APRA curbs thwarting price competition

Macro-prudential measures imposed by the regulator prompted the major banks to increase rates on their loan offerings, which could have offset the cost of the Major Bank Levy, an ACCC report has revealed.

Investment and interest-only lending caps introduced by the Australian Prudential Regulation Authority (APRA) in 2014 and 2017, respectively, could be offsetting costs incurred by lenders from the Major Bank Levy.

According to a Residential Mortgage Price Inquiry interim report from the Australian Competition and Consumer Commission (ACCC), the major banks uniformly increased interest rates on investment and interest-only loans to limit demand from borrowers.


The report noted that, as a result, price competition between the major banks was stifled, as competing banks chose to favour compliance ahead of competition.

“APRA’s prudential benchmarks have impacted the scope for ADIs to compete on price for residential mortgages for investor and interest-only borrowers, as any offer of interest rates below those available from other lenders may attract too many new borrowers and put the ADI at risk of non-compliance,” the ACCC noted.

Commenting after the report’s release, RateCity money editor Sally Tindall accused the big four banks of moving “like a flock of sheep” when making price determinations.

“When it comes to pricing, the big banks have moved like a flock of sheep for years. If one of them shifts rates, the remaining three will typically follow suit,” Ms Tindall said.

“The market doesn’t lack competition — it lacks competitive behaviour from the establishment. It also lacks a willingness from home owners to switch away from the big four.”

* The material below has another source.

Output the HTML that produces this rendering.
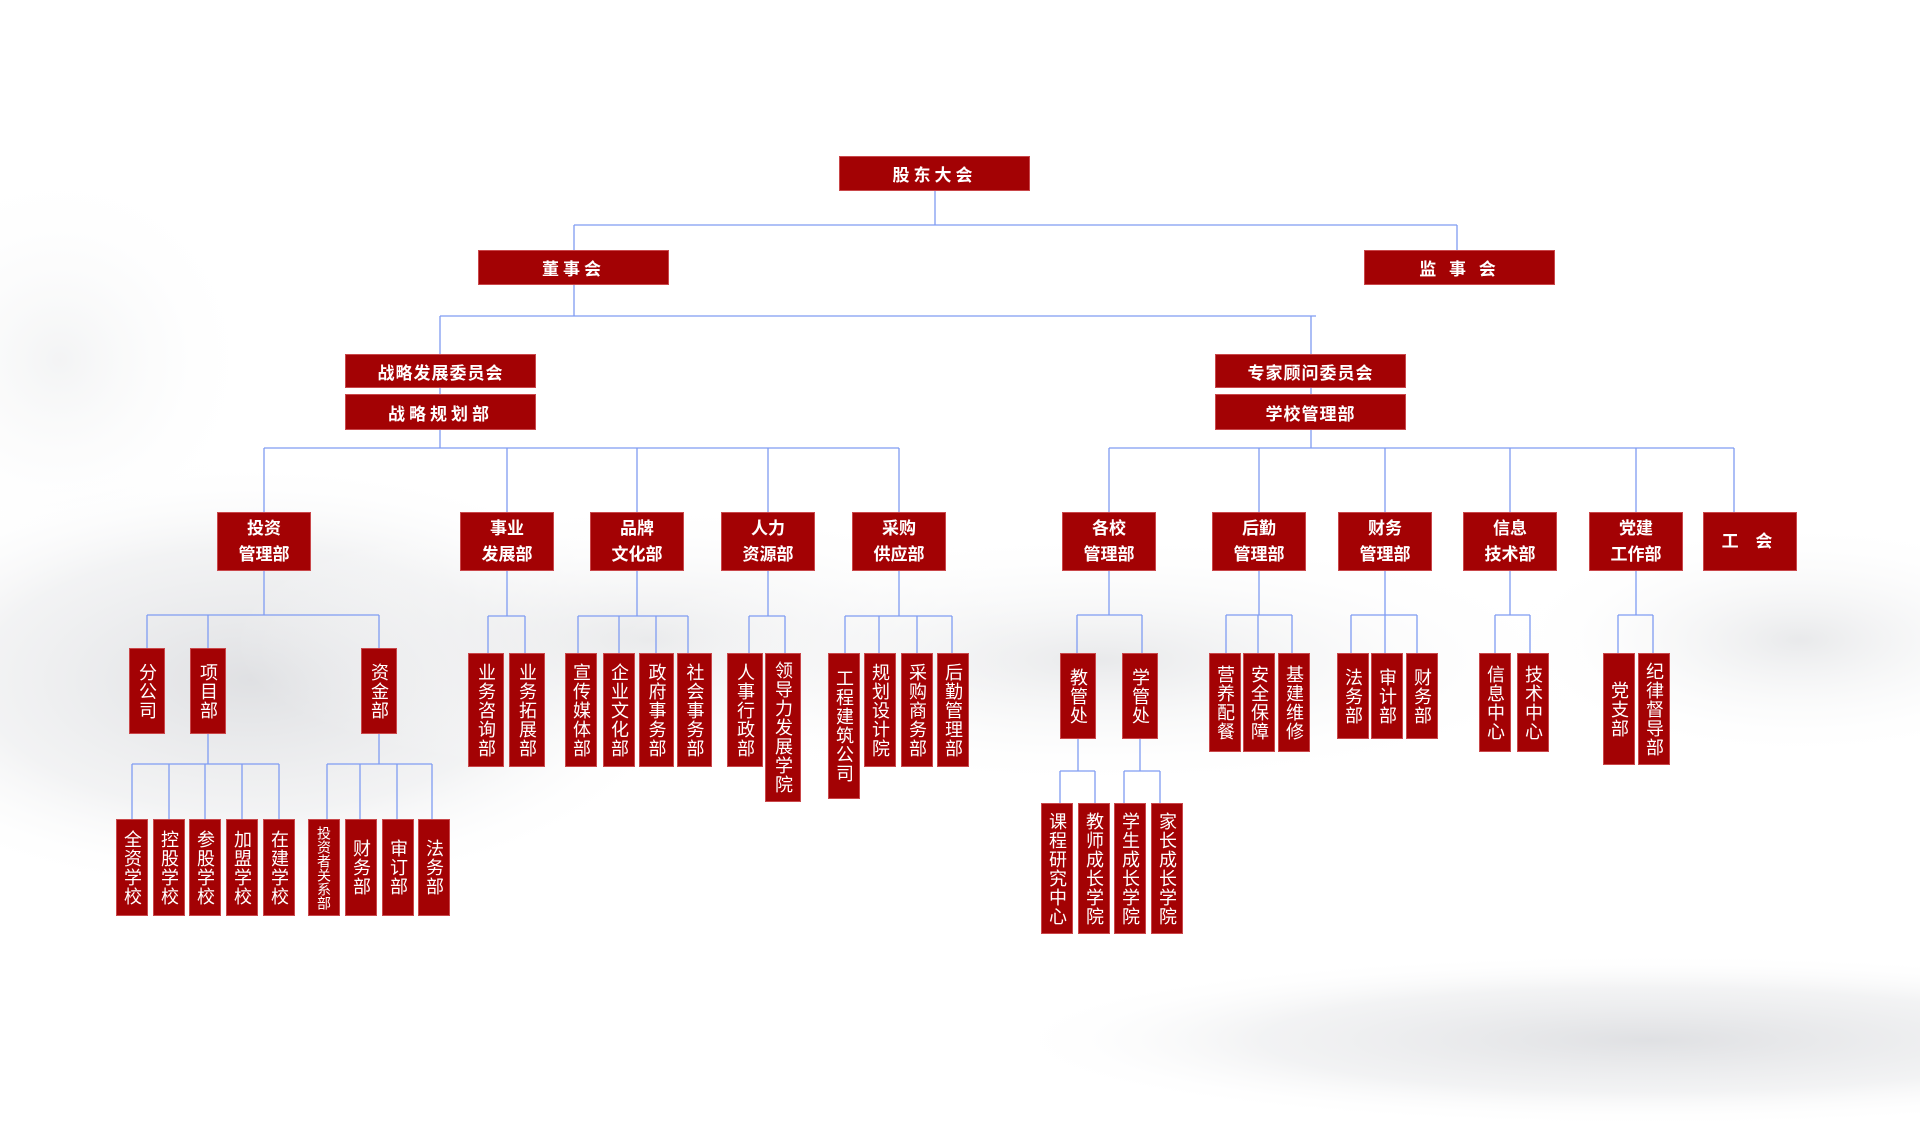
<!DOCTYPE html>
<html><head><meta charset="utf-8"><style>
html,body{margin:0;padding:0;overflow:hidden}
body{width:1920px;height:1127px;position:relative;overflow:hidden;background:#fff;font-family:"Liberation Sans","Noto Sans CJK SC",sans-serif}
.b{position:absolute;background:#a30204;border:1px solid #c9474a;box-sizing:border-box;color:#fff;display:flex;align-items:center;justify-content:center;text-align:center}
.h{font-size:17px;letter-spacing:4px;font-weight:bold}
.m{font-size:17px;line-height:26px;font-weight:bold}
.v span{writing-mode:vertical-rl;font-size:18px;line-height:1;letter-spacing:1px}
.s span{font-size:14px;letter-spacing:0}
svg{position:absolute;left:0;top:0;overflow:hidden;display:block}
</style></head><body>
<svg width="1920" height="1127" viewBox="0 0 1920 1127">
<defs>
<radialGradient id="r1"><stop offset="0" stop-color="#dcdde0" stop-opacity="0.9"/><stop offset="0.6" stop-color="#e6e7e9" stop-opacity="0.5"/><stop offset="1" stop-color="#ffffff" stop-opacity="0"/></radialGradient>
<radialGradient id="r2"><stop offset="0" stop-color="#e3e4e6" stop-opacity="0.8"/><stop offset="1" stop-color="#ffffff" stop-opacity="0"/></radialGradient>
<radialGradient id="r3"><stop offset="0" stop-color="#eeeff0" stop-opacity="0.7"/><stop offset="1" stop-color="#ffffff" stop-opacity="0"/></radialGradient>
</defs>
<ellipse cx="250" cy="680" rx="450" ry="220" fill="url(#r1)"/>
<ellipse cx="650" cy="640" rx="420" ry="140" fill="url(#r2)"/>
<ellipse cx="1100" cy="660" rx="500" ry="130" fill="url(#r2)"/>
<ellipse cx="1650" cy="1040" rx="650" ry="87" fill="url(#r1)"/>
<ellipse cx="1800" cy="640" rx="300" ry="120" fill="url(#r2)"/>
<ellipse cx="60" cy="360" rx="200" ry="200" fill="url(#r3)"/>
<g stroke="#7f9cf2" stroke-width="1.3" fill="none">
<path d="M935 191V225M574 225H1457M574 225V250M1457 225V250"/>
<path d="M574 285V316M440 316H1316M440 316V354M1311 316V354M440 388V394M1311 388V394"/>
<path d="M440 430V448M1311 430V448M264 448H899M1109 448H1734"/>
<path d="M264 448V512M507 448V512M637 448V512M768 448V512M899 448V512M1109 448V512M1259 448V512M1385 448V512M1510 448V512M1636 448V512M1734 448V512"/>
<path d="M264 571V615M147 615H379M147 615V648M208 615V648M379 615V648"/>
<path d="M208 734V764M132 764H279M132 764V819M169 764V819M205 764V819M242 764V819M279 764V819"/>
<path d="M379 734V764M327 764H432M327 764V819M360 764V819M397 764V819M432 764V819"/>
<path d="M507 571V616M488 616H525M488 616V653M525 616V653"/>
<path d="M637 571V616M578 616H688M578 616V653M619 616V653M656 616V653M688 616V653"/>
<path d="M768 571V616M749 616H785M749 616V653M785 616V653"/>
<path d="M899 571V616M845 616H952M845 616V653M879 616V653M917 616V653M952 616V653"/>
<path d="M1109 571V615M1077 615H1142M1077 615V653M1142 615V653"/>
<path d="M1078 739V771M1060 771H1095M1060 771V803M1095 771V803M1140 739V771M1124 771H1160M1124 771V803M1160 771V803"/>
<path d="M1259 571V615M1226 615H1292M1226 615V653M1258 615V653M1292 615V653"/>
<path d="M1385 571V615M1351 615H1417M1351 615V653M1385 615V653M1417 615V653"/>
<path d="M1510 571V615M1495 615H1530M1495 615V653M1530 615V653"/>
<path d="M1636 571V615M1618 615H1653M1618 615V653M1653 615V653"/>
</g>
</svg>

<div class="b h" style="left:839px;top:156px;width:191px;height:35px">股东大会</div>
<div class="b h" style="left:478px;top:250px;width:191px;height:35px">董事会</div>
<div class="b h" style="left:1364px;top:250px;width:191px;height:35px">监 事 会</div>
<div class="b h" style="left:345px;top:354px;width:191px;height:34px;letter-spacing:1px">战略发展委员会</div>
<div class="b h" style="left:345px;top:394px;width:191px;height:36px">战略规划部</div>
<div class="b h" style="left:1215px;top:354px;width:191px;height:34px;letter-spacing:1px">专家顾问委员会</div>
<div class="b h" style="left:1215px;top:394px;width:191px;height:36px;letter-spacing:1px">学校管理部</div>

<div class="b m" style="left:217px;top:512px;width:94px;height:59px">投资<br>管理部</div>
<div class="b m" style="left:460px;top:512px;width:94px;height:59px">事业<br>发展部</div>
<div class="b m" style="left:590px;top:512px;width:94px;height:59px">品牌<br>文化部</div>
<div class="b m" style="left:721px;top:512px;width:94px;height:59px">人力<br>资源部</div>
<div class="b m" style="left:852px;top:512px;width:94px;height:59px">采购<br>供应部</div>
<div class="b m" style="left:1062px;top:512px;width:94px;height:59px">各校<br>管理部</div>
<div class="b m" style="left:1212px;top:512px;width:94px;height:59px">后勤<br>管理部</div>
<div class="b m" style="left:1338px;top:512px;width:94px;height:59px">财务<br>管理部</div>
<div class="b m" style="left:1463px;top:512px;width:94px;height:59px">信息<br>技术部</div>
<div class="b m" style="left:1589px;top:512px;width:94px;height:59px">党建<br>工作部</div>
<div class="b m" style="left:1703px;top:512px;width:94px;height:59px;letter-spacing:6px">工 会</div>

<div class="b v" style="left:129px;top:648px;width:36px;height:86px"><span>分公司</span></div>
<div class="b v" style="left:190px;top:648px;width:36px;height:86px"><span>项目部</span></div>
<div class="b v" style="left:361px;top:648px;width:36px;height:86px"><span>资金部</span></div>

<div class="b v" style="left:116px;top:819px;width:32px;height:97px"><span>全资学校</span></div>
<div class="b v" style="left:153px;top:819px;width:32px;height:97px"><span>控股学校</span></div>
<div class="b v" style="left:189px;top:819px;width:32px;height:97px"><span>参股学校</span></div>
<div class="b v" style="left:226px;top:819px;width:32px;height:97px"><span>加盟学校</span></div>
<div class="b v" style="left:263px;top:819px;width:32px;height:97px"><span>在建学校</span></div>
<div class="b v s" style="left:308px;top:819px;width:32px;height:97px"><span>投资者关系部</span></div>
<div class="b v" style="left:345px;top:819px;width:32px;height:97px"><span>财务部</span></div>
<div class="b v" style="left:382px;top:819px;width:32px;height:97px"><span>审订部</span></div>
<div class="b v" style="left:418px;top:819px;width:32px;height:97px"><span>法务部</span></div>

<div class="b v" style="left:468px;top:653px;width:36px;height:114px"><span>业务咨询部</span></div>
<div class="b v" style="left:509px;top:653px;width:36px;height:114px"><span>业务拓展部</span></div>
<div class="b v" style="left:565px;top:653px;width:32px;height:114px"><span>宣传媒体部</span></div>
<div class="b v" style="left:603px;top:653px;width:32px;height:114px"><span>企业文化部</span></div>
<div class="b v" style="left:639px;top:653px;width:35px;height:114px"><span>政府事务部</span></div>
<div class="b v" style="left:677px;top:653px;width:35px;height:114px"><span>社会事务部</span></div>
<div class="b v" style="left:727px;top:653px;width:36px;height:114px"><span>人事行政部</span></div>
<div class="b v" style="left:765px;top:653px;width:36px;height:149px"><span>领导力发展学院</span></div>
<div class="b v" style="left:828px;top:653px;width:32px;height:146px"><span>工程建筑公司</span></div>
<div class="b v" style="left:864px;top:653px;width:32px;height:114px"><span>规划设计院</span></div>
<div class="b v" style="left:901px;top:653px;width:32px;height:114px"><span>采购商务部</span></div>
<div class="b v" style="left:937px;top:653px;width:32px;height:114px"><span>后勤管理部</span></div>

<div class="b v" style="left:1060px;top:653px;width:36px;height:86px"><span>教管处</span></div>
<div class="b v" style="left:1122px;top:653px;width:36px;height:86px"><span>学管处</span></div>
<div class="b v" style="left:1041px;top:803px;width:32px;height:131px"><span>课程研究中心</span></div>
<div class="b v" style="left:1078px;top:803px;width:32px;height:131px"><span>教师成长学院</span></div>
<div class="b v" style="left:1114px;top:803px;width:32px;height:131px"><span>学生成长学院</span></div>
<div class="b v" style="left:1151px;top:803px;width:32px;height:131px"><span>家长成长学院</span></div>

<div class="b v" style="left:1209px;top:653px;width:32px;height:99px"><span>营养配餐</span></div>
<div class="b v" style="left:1243px;top:653px;width:32px;height:99px"><span>安全保障</span></div>
<div class="b v" style="left:1278px;top:653px;width:32px;height:99px"><span>基建维修</span></div>
<div class="b v" style="left:1337px;top:653px;width:32px;height:86px"><span>法务部</span></div>
<div class="b v" style="left:1371px;top:653px;width:32px;height:86px"><span>审计部</span></div>
<div class="b v" style="left:1406px;top:653px;width:32px;height:86px"><span>财务部</span></div>
<div class="b v" style="left:1479px;top:653px;width:32px;height:99px"><span>信息中心</span></div>
<div class="b v" style="left:1517px;top:653px;width:32px;height:99px"><span>技术中心</span></div>
<div class="b v" style="left:1603px;top:653px;width:32px;height:112px"><span>党支部</span></div>
<div class="b v" style="left:1638px;top:653px;width:32px;height:112px"><span>纪律督导部</span></div>
</body></html>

Additionally, the ACCC sought to assess whether the Major Bank Levy, which requires lenders earning over $100 billion in total liabilities to pay a 0.06 per cent tax per annum, prompted banks to pass on costs to borrowers through rate rises.

The banks under review, the big four and Macquarie Bank claimed that levy costs were not offset through changes to pricing but were instead absorbed internally.

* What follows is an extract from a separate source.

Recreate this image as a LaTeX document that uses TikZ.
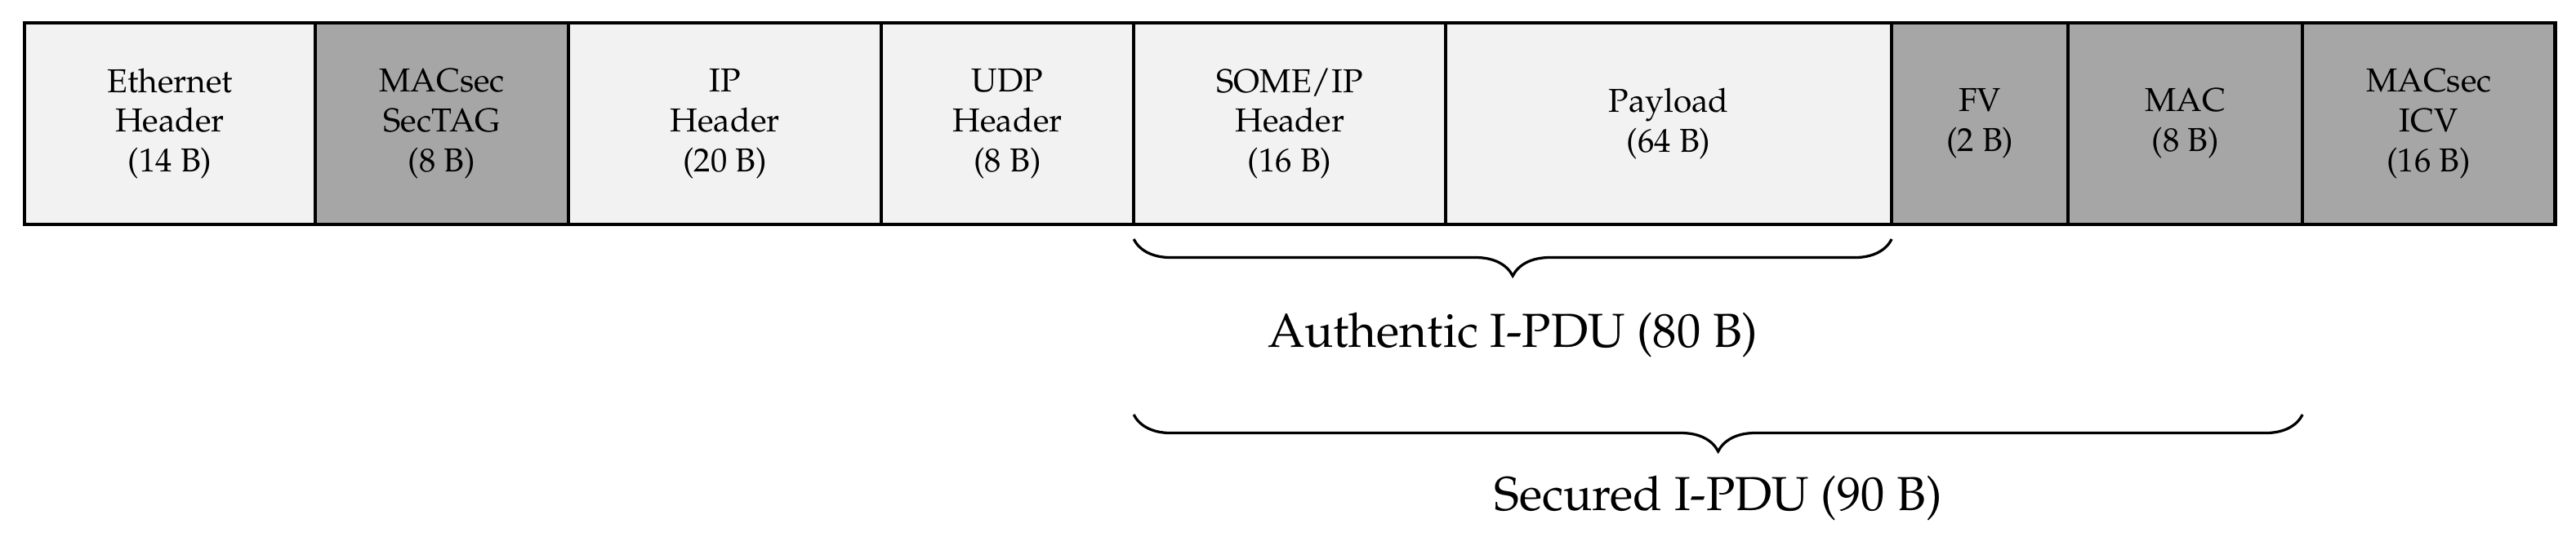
\documentclass[tikz,border=0pt]{standalone}
\usepackage[T1]{fontenc}
\usepackage{mathpazo}
\usepackage{tikz}
\usetikzlibrary{positioning,decorations.pathreplacing}

\definecolor{plaingray}{gray}{0.95}
\definecolor{secgray}{gray}{0.65}

\tikzset{
	field/.style={draw, line width=1.1pt, outer sep=0pt, inner sep=0pt,
		minimum height=2.138cm, align=center, anchor=west},
	plainfield/.style={field, fill=plaingray},
	secfield/.style={field, fill=secgray},
	pdubrace/.style={decorate, line width=0.8pt,
		decoration={brace, mirror, amplitude=0.39cm}}
}

\begin{document}
\begin{tikzpicture}
		\useasboundingbox (0,0) rectangle (27.30,-5.687);

		% frame fields
		\node[plainfield, minimum width=3.082cm, anchor=north west] (eth) at (0.26,-0.242)
		{Ethernet\\Header\\(14 B)};
		\node[secfield, minimum width=2.683cm, right=0pt of eth] (sectag)
		{MACsec\\SecTAG\\(8 B)};
		\node[plainfield, minimum width=3.315cm, right=0pt of sectag] (ip)
		{IP\\Header\\(20 B)};
		\node[plainfield, minimum width=2.675cm, right=0pt of ip] (udp)
		{UDP\\Header\\(8 B)};
		\node[plainfield, minimum width=3.307cm, right=0pt of udp] (someip)
		{SOME/IP\\Header\\(16 B)};
		\node[plainfield, minimum width=4.726cm, right=0pt of someip] (payload)
		{Payload\\(64 B)};
		\node[secfield, minimum width=1.870cm, right=0pt of payload] (fv)
		{FV\\(2 B)};
		\node[secfield, minimum width=2.484cm, right=0pt of fv] (mac)
		{MAC\\(8 B)};
		\node[secfield, minimum width=2.675cm, right=0pt of mac] (icv)
		{MACsec\\ICV\\(16 B)};

		% braces
		\coordinate (authL) at ([yshift=-0.156cm]someip.south west);
		\coordinate (authR) at ([yshift=-0.156cm]payload.south east);
		\coordinate (secL) at ([yshift=-2.017cm]someip.south west);
		\coordinate (secR) at ([yshift=-2.017cm]mac.south east);

		\draw[pdubrace] (authL) -- (authR)
		node [midway, yshift=-1.021cm] (authlbl) {\Large Authentic I-PDU (80 B)};

		\draw[pdubrace] (secL) -- (secR)
		node [midway, yshift=-0.883cm] (seclbl) {\Large Secured I-PDU (90 B)};

\end{tikzpicture}
\end{document}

However, the ACCC found that the five banks altered pricing arrangements on residential mortgages to meet profit and performance targets.

“We observe that, on several occasions since July 2015, individual Inquiry Banks [banks under review] reconsidered their residential mortgage interest rates in light of their expected performance against these targets.

“For example, concern about a shortfall relative to target was important in decisions by two Inquiry Banks to increase headline variable interest rates in March 2017.”